Thoughtful editors have begun to repudiate some of the old usages. Words like “blonde,” “vivacious,” “pert,” “dimpled,” and “cute” were dumped by the Washington Post as early as in 1970.
Sex specific and value-laden words as “bachelor”, “old maid”, “spinster”, “divorcee” have been replaced by the inclusive “single”. When a woman is referred to as a “professional” no one tends to think of her as a prostitute, which was the case only two decades ago. Even the traditional wording of the wedding ceremony is being changed.

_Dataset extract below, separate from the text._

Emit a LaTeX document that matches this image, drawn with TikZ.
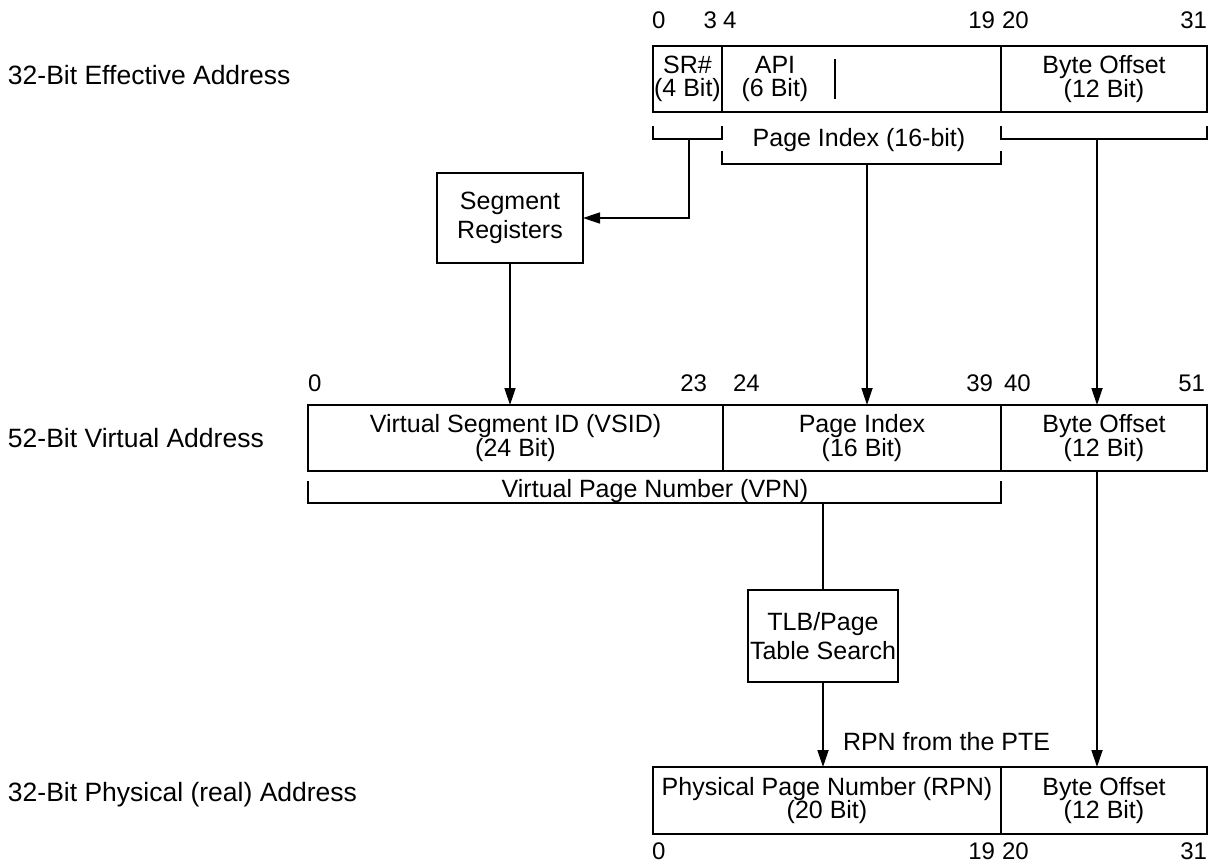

Many church officials now pronounce the couple “husband and wife” instead of the old “man and wife”. Words like “chairman, “clergyman”, “fireman” and “stewardess” are giving way to “chairperson” or “head”, “clergy”, “firefighter” and “flight attendant”. These are but a few to mention.
It would be noteworthy to mention the fact that up to the 1970s hurricanes were given exclusively female names, which can serve as one more example of negative connotations connected with women. Due to the pressure from the feminist movement, however, the National Oceanic and Atmospheric Administration has started alternating male and female names for hurricanes. Food for thought to illustrate our above statement about the role of language in shaping society: in May 2000 Israel protested against a South American typhoon being called Israel, as it thought this could be damaging to the country’s image domestically and abroad.
But because there is a lag in how fast a language changes - new words can be introduced with no difficulty, but it takes a long time for old words to disappear - speakers of English are forced to constantly revise and update their knowledge of the language and its usage.
1. Escholz, P. (1994) Language Awareness, St Martin’s Press, Inc. New York.
2. Allport, G. (1979) The Nature of Prejudice, Addison-Wesley Publishing Company.
3. Maggio, R. (1991) The Dictionary of Bias–free Usage: Guide to Non-discriminatory Language, The Oryx Press.
4. Fjeldstad, M. (1994) The Thoughtful Reader, Harcourt Brace & Company.
5. Cavender, N. (1989) Argument and Persuasion, Wadsworth Publishing Company.
6. Penycook, A. (1994) The Politics of Pronouns in ELT Journal, vol. 48, Oxford University Press.
7. Leard, A. (1998) Gender-neutral English in the Classroom in FORUM, vol. 36.
8. Miller, C., Swift, K. (1992) One Small Step for Genkind. In Exploring Language, Harper Collins.
9. Gibaldi, J. (1988) MLA Style Manual and Guide to Scholarly Publishing, New York: Modern Language Association of America.